Your Job As A Programmer Is Not To Enrich Your Employer

Spread of $100 bills.

Reading today about the furniture CEO who directed their employees to work on becoming better employees and finding more revenue instead of worrying about their bonuses made me remember situations where executives failed to communicate with us employees.

My job was always to make me or my team as good as possible to accomplish whatever project we were asked to do in a reasonable time, cost, and quality. It was never to make my superiors more money or even the company. Unless you own the company or have a vested interest like stock or options that matter in a startup, you can only deliver the software, not chase revenue, beat competitors, generate buzz, or anything you don't control. Asking all employees to find more revenue but ignore their own needs is akin to enslaving people, not having employees.

Other than my two startups (1985-1994), I have always been an engineer, architect, and sometimes team leader or even the only person on the team, but never an executive or someone tasked with high-level leadership and not building and delivering software. At my startups, I did everything from worrying about revenue, writing code, leading the team, and even giving interviews—the most complex work I ever did. Afterward, I preferred to build things. So I spent enough time being the person responsible for keeping us employed and having to make difficult decisions to know what it feels like.

During the dot-com era, a new CFO told everyone that we would all be millionaires in the next year because they had pushed through an IPO in their last position. We were thus expected to work even harder to accomplish this goal. Yet less than a year later, we were out of business. It happened on a Thursday at 4:30 PM, no less. While we did our jobs, the executive team collected nothing from our largest consulting customer, failed to pay the rent for seven months, tried to save the company by selling hardware that was never paid for, and never told anyone what was going on. So far from becoming millionaires, we had no jobs or benefits.

In my next job, working for an international consulting company, a new CIO came to the U.S. division where I worked and told us there would be no layoffs, and everything looked good. But, unfortunately, the layoffs started two weeks later and closed the whole U.S. division.

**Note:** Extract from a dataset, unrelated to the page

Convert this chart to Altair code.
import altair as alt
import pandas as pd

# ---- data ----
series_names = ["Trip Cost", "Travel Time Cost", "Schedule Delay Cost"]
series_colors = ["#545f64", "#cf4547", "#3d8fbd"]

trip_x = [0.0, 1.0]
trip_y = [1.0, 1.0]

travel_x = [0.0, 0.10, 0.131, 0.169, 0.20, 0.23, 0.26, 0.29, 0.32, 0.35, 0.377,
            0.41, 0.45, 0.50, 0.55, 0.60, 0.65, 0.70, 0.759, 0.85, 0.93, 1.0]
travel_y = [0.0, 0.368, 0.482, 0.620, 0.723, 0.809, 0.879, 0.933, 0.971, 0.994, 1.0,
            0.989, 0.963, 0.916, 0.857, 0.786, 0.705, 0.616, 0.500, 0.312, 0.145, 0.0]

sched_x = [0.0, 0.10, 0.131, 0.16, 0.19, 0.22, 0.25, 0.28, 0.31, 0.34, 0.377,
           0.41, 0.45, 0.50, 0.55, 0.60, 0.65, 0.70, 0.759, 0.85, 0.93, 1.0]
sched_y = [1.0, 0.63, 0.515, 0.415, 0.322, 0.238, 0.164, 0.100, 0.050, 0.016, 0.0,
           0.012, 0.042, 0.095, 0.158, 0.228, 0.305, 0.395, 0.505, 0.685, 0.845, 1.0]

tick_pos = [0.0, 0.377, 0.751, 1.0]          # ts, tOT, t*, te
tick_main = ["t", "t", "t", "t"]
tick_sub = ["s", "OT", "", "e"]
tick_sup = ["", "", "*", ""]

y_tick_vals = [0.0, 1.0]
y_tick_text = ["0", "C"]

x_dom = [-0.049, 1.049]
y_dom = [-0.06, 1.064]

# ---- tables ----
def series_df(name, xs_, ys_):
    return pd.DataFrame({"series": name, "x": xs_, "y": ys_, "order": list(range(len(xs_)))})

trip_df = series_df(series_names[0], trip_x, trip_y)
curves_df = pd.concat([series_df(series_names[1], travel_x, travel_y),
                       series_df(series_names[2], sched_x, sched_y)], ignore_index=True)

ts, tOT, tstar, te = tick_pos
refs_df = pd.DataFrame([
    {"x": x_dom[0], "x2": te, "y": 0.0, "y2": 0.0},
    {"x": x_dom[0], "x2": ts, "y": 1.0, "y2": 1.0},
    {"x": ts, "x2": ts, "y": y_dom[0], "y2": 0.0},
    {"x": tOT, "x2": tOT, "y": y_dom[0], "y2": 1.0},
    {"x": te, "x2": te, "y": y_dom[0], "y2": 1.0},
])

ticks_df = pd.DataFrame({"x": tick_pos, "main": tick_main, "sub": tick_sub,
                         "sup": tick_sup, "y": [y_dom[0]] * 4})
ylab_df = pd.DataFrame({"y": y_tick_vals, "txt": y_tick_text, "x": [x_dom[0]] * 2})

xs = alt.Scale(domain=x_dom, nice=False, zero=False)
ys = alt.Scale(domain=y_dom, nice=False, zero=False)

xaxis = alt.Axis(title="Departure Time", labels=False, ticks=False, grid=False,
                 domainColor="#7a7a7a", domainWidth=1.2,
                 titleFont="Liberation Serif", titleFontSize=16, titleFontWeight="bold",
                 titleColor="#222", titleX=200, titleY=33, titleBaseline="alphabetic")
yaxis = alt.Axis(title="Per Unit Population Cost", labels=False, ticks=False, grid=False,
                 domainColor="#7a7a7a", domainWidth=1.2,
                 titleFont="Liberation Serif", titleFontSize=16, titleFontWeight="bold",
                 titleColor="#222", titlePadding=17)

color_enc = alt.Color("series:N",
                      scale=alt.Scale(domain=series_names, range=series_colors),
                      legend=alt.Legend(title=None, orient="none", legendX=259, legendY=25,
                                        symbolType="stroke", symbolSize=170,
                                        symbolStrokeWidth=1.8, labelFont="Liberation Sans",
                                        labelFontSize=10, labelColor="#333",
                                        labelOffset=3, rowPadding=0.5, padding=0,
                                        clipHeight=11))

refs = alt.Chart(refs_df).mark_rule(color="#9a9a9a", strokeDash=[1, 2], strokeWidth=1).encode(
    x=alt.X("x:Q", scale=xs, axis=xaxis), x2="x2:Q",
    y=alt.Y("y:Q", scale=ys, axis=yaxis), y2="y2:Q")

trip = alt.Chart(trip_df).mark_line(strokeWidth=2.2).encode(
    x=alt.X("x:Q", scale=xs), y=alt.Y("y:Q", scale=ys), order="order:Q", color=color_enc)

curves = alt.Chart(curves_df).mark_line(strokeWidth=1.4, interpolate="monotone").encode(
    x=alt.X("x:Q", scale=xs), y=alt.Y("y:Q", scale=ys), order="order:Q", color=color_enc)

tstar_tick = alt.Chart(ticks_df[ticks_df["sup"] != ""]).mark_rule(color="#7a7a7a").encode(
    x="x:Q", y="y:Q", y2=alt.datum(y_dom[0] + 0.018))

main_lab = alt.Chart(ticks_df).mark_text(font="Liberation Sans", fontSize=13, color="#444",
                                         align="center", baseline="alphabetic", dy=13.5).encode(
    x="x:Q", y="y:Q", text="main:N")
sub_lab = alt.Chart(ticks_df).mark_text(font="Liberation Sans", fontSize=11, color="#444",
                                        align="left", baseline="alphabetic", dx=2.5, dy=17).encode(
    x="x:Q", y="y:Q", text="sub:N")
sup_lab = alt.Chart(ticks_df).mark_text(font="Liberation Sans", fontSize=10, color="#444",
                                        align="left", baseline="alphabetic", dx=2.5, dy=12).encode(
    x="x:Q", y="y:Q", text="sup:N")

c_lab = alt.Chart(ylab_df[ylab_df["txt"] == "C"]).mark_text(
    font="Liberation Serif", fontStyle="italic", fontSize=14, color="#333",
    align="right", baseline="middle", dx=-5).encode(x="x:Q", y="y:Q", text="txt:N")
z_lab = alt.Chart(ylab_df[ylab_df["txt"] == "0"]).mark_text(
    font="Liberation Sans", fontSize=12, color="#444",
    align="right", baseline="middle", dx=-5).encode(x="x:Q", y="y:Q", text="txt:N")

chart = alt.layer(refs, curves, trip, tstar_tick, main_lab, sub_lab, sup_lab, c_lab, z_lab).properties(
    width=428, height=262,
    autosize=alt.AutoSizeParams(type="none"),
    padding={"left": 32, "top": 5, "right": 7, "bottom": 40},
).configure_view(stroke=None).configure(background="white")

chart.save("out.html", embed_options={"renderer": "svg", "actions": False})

Working at an online travel agency a decade ago, the mobile team I worked with did everything right; we made most of the company's profit with 2% of the employees, supporting multiple apps, mobile web, and services. But, unfortunately, the company spent vast amounts trying and failing to integrate a European brand and its U.S. brand, was unable to update the flagship website, fell further and further behind our competitors, and turned a leader in the market into an also-ran. Executive teams came and went, but nothing we could do could make up for all the poor decisions. Eventually, our parent company sold our brand to our biggest competitor, and everyone was laid off.

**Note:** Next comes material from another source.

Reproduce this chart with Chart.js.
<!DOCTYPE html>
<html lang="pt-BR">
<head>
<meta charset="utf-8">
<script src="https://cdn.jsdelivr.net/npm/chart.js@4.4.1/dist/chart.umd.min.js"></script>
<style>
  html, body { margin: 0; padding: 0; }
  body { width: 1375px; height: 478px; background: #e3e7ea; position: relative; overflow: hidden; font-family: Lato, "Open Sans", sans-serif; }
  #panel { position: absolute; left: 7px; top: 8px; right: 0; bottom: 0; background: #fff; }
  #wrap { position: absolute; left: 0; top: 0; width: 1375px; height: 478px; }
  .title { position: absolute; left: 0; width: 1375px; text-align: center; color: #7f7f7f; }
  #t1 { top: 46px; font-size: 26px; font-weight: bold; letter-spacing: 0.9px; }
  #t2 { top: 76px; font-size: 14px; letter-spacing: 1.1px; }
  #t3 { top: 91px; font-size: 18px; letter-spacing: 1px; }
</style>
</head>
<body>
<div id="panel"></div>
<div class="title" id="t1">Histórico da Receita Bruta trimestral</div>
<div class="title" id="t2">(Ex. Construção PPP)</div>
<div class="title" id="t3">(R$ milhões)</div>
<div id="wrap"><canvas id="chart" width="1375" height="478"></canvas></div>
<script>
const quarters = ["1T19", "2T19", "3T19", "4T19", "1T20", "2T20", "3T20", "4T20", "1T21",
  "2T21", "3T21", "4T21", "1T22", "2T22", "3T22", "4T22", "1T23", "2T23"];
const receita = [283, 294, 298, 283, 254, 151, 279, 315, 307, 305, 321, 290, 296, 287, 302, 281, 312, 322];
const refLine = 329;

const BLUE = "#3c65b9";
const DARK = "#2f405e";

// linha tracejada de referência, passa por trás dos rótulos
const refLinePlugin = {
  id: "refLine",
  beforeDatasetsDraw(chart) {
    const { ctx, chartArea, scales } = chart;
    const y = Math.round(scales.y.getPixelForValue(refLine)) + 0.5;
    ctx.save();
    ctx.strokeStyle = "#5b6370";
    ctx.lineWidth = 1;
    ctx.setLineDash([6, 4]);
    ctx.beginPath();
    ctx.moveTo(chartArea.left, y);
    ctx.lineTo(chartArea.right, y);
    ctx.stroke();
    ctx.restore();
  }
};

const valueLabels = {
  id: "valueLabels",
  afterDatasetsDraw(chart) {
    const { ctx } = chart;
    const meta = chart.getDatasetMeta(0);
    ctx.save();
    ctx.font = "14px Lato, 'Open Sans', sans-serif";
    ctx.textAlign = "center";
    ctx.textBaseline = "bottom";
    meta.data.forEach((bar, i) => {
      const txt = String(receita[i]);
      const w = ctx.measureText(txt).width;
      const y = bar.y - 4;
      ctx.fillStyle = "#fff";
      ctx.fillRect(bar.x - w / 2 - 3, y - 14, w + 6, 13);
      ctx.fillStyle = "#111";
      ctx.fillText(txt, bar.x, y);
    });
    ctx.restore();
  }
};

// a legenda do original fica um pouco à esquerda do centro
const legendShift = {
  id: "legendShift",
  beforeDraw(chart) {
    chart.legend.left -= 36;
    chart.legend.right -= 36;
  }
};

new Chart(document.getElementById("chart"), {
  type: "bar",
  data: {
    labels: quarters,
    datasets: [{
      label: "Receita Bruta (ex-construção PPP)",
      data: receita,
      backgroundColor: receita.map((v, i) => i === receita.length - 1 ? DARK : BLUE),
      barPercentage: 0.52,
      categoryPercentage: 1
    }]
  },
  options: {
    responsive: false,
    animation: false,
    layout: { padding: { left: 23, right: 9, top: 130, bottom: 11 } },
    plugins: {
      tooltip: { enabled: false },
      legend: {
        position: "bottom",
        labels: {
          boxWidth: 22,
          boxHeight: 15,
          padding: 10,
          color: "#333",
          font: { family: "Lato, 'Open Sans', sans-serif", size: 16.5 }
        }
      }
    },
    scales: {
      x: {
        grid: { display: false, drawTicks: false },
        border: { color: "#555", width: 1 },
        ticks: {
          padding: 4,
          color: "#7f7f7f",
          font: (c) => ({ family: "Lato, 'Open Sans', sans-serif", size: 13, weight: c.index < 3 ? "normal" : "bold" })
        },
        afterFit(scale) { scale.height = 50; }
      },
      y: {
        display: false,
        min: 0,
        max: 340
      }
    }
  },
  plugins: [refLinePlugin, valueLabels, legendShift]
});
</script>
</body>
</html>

Another job had a CIO who relentlessly bought new technologies we had no use for and then wrote glowing reports about how much we were getting out of them for the vendor, despite us not using them. Later he was fired for taking kickbacks. In the time I worked there, he almost always sided with what vendors told him and ignored anything internally generated. Working there was frustrating because your ultimate leader had no interest in his employees.

Even at my last job before my giving in and retiring, the CIO of our division was a big fan—of himself. I remember the first all-hands meeting he put together, featuring giant screens with recordings of our internal customers praising his work (not really us). It was so clueless we all came away from the meeting with little respect for him. In all the years he was there (he quit to take another position and took a bunch of execs with him), all I can remember the CIO doing was creating multiple multi-point plans full of empty platitudes. There was nothing inspirational or even valuable for them.

So what do these stories have to do with the premise of this article? You can only do so much for your employer beyond which you are not all that important to them. I've always tried to be the best programmer or leader I could be, but that is just me—after all these experiences, I knew that, ultimately, I was just getting paid to do a job, and I had no involvement in the decisions above me.

Being laid off is not all that unusual in this industry and is part of the landscape of working in it. However, most of the time, it's not something you did but a result of decisions you cannot affect. I had 15 jobs (not counting my two startups), was laid off multiple times, and had one company go out of business, plus several more that should have. Some jobs I left voluntarily because I could not accomplish anything due to poor leadership or an unpleasant workplace or found something I thought was a better opportunity to make a difference. Good leadership matters in creating an excellent workplace, but it's not always easy to identify before you start; often, it takes a long time to realize how bad it is.

If your CEO starts demanding you make more revenue when your job has no impact on it, or revenue is determined by someone else, it makes the job much less valuable. In my final position, the CEO (no longer there) was known as "Mr. 10% more revenue a quarter" because he demanded that instead of all else. If your leader insists that your job is to make the CEO look good, you may need a new job.

You work to get paid, hopefully doing it as well as you can and trying to make a difference—but it's not your job to help your CEO get a bigger bonus. If you want to do that, start your own company!